As the impact of fake news has grown, so too have attempts to detect and remove it. I wrote recently about an AI-driven approach developed by the University of Michigan, which is able to accurately spot fake news stories around 76% of the time.
A second system, developed by a team from MIT’s Computer Science and Artificial Intelligence Lab (CSAIL) and the Qatar Computing Research Institute (QCRI), are attempting to do likewise. Their approach focuses less on the reliability of individual claims and more on the general reliability of the news sources themselves.
“If a website has published fake news before, there’s a good chance they’ll do it again,” the researchers explain. “By automatically scraping data about these sites, the hope is that our system can help figure out which ones are likely to do it in the first place.”
Not only do the team believe this approach to be highly accurate, but it also only requires around 150 articles to determine the reliability of a news source.
Reliable sources
The project began with data being collected from Media Bias/Fact Check (MBFC), a fact checking website that checks the accuracy and bias of over 2,000 news sites. This data was fed to the algorithm the team used, which was a Support Vector Machine classifier. This was used to classify news sites in the same way as MBFC.

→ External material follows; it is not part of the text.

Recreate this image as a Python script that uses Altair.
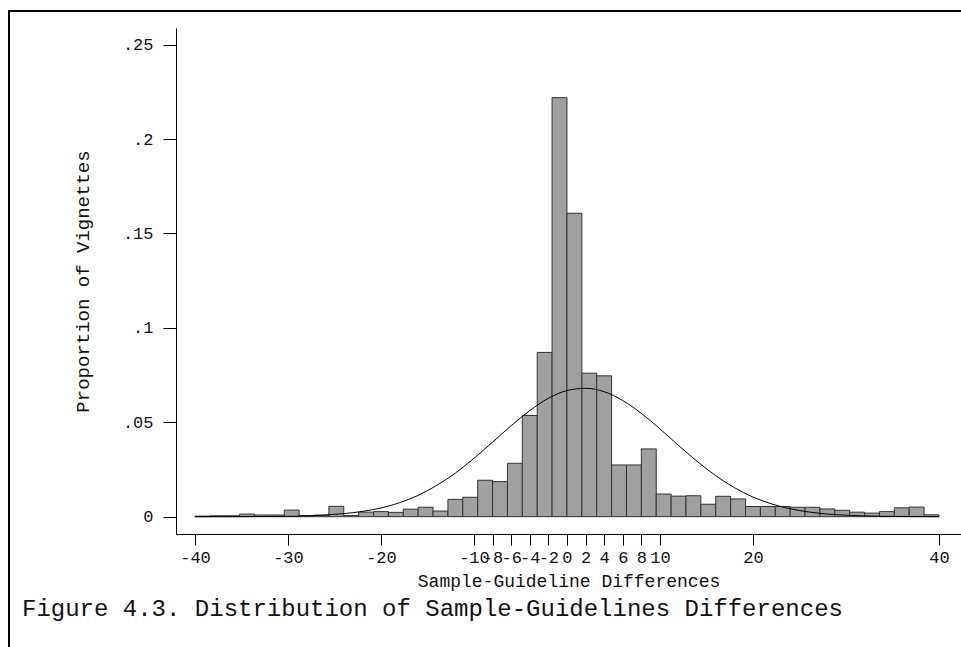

During testing, the system was able to predict whether a new source was high, low or medium levels of reliability with around 65% accuracy, whilst it could predict its political leanings with 70% accuracy.
It emerged that the best way to detect the reliability of sources was to look at linguistic features of that publications stories, whether their sentiment, complexity or structure.
Publications that regularly released fake news stories would use hyperbolic, subjective and emotional language, for instance. There was also valuable information to be gained from the quality of an outlet’s Wikipedia page, with longer entries generally more credible, together with the use of words such as ‘conspiracy theory’.
Early days
Suffice to say, the system is still at a very early stage, and the team admit that a lot of work needs to be done to improve the accuracy of the algorithm. As such, they believe it works best when used in partnership with human-based fact-checkers.
“If outlets report differently on a particular topic, a site like Politifact could instantly look at our ‘fake news’ scores for those outlets to determine how much validity to give to different perspectives,” they explain.
The team hope to test whether the system, which was developed to analyze sources written in English, can work as well with news publications in other languages.